● Dataset section:
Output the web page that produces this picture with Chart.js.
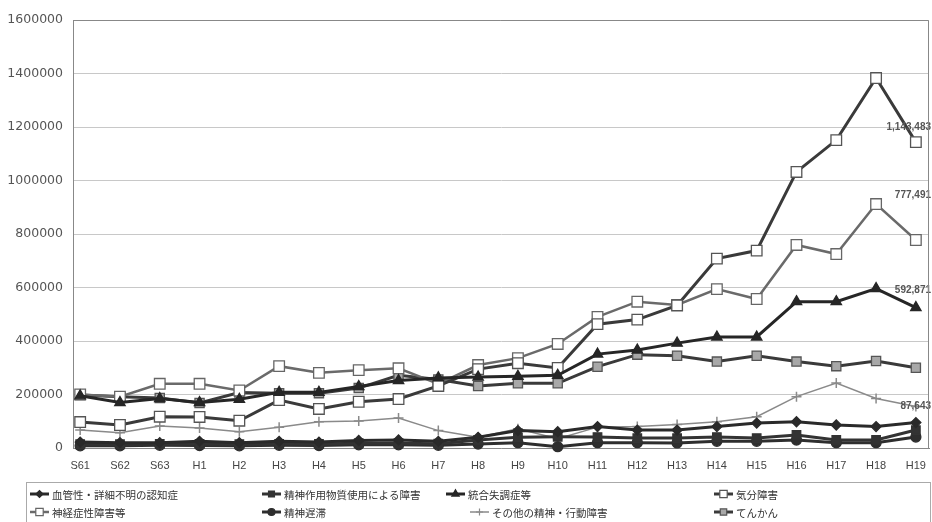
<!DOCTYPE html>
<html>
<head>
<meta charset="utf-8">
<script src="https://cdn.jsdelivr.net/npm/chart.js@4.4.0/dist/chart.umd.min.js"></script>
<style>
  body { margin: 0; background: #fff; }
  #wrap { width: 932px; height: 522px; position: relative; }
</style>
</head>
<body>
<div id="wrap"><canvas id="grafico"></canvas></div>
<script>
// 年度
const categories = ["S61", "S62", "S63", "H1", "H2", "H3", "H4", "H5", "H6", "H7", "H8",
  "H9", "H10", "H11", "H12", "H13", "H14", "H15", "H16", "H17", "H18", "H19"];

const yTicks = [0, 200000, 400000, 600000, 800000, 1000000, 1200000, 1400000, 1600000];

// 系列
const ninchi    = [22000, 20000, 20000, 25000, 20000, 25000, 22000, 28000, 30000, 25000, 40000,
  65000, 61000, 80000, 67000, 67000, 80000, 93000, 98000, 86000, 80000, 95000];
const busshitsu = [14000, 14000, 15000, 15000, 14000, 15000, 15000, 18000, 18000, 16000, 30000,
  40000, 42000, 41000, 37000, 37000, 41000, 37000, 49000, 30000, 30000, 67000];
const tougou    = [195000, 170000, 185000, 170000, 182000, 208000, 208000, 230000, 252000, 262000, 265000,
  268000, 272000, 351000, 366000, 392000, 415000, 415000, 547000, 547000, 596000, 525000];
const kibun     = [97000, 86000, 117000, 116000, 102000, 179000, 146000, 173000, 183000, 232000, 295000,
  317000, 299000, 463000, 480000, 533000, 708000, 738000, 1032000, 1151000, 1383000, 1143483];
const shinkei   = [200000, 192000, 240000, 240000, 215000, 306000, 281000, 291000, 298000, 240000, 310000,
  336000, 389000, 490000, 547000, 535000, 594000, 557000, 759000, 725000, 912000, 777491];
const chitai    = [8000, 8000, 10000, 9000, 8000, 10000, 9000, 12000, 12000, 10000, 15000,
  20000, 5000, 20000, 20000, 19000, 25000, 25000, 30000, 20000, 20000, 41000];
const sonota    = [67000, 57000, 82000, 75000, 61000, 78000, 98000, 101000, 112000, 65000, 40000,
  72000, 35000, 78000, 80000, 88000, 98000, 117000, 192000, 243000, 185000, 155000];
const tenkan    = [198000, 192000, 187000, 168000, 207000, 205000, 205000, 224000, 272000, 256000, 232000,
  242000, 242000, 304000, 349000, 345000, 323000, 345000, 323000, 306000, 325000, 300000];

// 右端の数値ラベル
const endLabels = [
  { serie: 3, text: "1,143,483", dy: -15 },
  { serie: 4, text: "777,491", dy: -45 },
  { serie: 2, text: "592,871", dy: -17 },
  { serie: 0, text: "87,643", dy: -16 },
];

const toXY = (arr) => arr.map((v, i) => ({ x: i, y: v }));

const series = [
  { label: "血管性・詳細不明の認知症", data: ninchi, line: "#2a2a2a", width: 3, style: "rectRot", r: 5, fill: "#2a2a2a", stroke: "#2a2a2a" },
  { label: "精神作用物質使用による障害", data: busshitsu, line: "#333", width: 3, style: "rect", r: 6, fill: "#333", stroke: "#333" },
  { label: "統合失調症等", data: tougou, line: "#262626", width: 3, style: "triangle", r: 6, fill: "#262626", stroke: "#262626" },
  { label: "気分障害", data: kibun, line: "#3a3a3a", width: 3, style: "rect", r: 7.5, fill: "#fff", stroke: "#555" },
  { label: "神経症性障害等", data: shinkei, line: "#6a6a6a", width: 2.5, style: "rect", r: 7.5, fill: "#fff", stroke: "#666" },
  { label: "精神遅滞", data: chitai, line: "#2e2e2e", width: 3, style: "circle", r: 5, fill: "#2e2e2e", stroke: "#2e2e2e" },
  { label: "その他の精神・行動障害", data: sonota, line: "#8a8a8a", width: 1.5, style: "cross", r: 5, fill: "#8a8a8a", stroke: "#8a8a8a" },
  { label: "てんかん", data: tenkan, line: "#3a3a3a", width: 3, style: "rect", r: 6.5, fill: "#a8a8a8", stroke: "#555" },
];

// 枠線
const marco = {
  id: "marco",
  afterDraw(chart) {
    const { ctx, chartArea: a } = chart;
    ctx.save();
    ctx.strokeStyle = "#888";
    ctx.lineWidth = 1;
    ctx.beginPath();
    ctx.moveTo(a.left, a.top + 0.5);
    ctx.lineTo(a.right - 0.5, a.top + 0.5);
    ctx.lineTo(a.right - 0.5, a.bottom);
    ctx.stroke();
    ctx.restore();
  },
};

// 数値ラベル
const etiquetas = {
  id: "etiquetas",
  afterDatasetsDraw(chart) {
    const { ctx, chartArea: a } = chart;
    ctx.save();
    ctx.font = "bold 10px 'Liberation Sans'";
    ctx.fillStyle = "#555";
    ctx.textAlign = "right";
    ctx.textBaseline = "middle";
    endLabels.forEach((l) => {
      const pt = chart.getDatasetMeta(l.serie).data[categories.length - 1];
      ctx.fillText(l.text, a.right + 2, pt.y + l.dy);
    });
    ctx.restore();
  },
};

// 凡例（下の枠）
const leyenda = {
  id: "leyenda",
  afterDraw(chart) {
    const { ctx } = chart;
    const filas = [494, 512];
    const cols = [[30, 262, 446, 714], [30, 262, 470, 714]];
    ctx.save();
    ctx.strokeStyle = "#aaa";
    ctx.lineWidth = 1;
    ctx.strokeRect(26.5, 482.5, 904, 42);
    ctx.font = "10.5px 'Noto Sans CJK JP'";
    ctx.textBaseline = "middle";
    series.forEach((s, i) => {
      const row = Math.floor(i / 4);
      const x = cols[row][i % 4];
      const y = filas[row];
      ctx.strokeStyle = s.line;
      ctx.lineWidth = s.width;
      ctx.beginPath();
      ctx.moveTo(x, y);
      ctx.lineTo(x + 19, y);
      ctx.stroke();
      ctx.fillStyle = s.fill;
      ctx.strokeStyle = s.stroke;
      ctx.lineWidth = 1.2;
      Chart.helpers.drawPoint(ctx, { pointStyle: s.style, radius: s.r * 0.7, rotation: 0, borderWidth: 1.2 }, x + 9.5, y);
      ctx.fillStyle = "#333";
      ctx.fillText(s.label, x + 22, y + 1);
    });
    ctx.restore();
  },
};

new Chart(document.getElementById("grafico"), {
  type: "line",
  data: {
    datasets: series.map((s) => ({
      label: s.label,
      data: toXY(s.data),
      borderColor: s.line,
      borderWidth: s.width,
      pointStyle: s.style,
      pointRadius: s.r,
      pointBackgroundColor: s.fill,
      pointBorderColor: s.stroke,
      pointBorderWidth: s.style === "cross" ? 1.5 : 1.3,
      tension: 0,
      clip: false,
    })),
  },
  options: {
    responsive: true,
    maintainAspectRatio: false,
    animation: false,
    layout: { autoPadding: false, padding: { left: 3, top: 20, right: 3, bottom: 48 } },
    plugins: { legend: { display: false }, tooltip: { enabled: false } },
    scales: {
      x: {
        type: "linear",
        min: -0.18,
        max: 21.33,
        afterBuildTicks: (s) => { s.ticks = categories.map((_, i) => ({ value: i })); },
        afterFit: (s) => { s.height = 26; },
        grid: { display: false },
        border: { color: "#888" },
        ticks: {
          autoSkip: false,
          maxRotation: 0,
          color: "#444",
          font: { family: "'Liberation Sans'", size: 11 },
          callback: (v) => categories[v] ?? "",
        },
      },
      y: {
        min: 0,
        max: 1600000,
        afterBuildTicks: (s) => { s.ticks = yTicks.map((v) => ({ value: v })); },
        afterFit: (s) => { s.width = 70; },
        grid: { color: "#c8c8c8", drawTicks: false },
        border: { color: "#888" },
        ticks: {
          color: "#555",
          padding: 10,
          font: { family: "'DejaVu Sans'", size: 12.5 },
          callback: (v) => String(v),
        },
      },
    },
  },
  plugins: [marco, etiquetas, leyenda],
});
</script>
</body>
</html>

● Stated problem: Repeat the listing above exactly from its first line to the line containing "1200000, 1400000, 1600000];", both included, and omit the pictures.

● The reply:
Output the web page that produces this picture with Chart.js.
<!DOCTYPE html>
<html>
<head>
<meta charset="utf-8">
<script src="https://cdn.jsdelivr.net/npm/chart.js@4.4.0/dist/chart.umd.min.js"></script>
<style>
  body { margin: 0; background: #fff; }
  #wrap { width: 932px; height: 522px; position: relative; }
</style>
</head>
<body>
<div id="wrap"><canvas id="grafico"></canvas></div>
<script>
// 年度
const categories = ["S61", "S62", "S63", "H1", "H2", "H3", "H4", "H5", "H6", "H7", "H8",
  "H9", "H10", "H11", "H12", "H13", "H14", "H15", "H16", "H17", "H18", "H19"];

const yTicks = [0, 200000, 400000, 600000, 800000, 1000000, 1200000, 1400000, 1600000];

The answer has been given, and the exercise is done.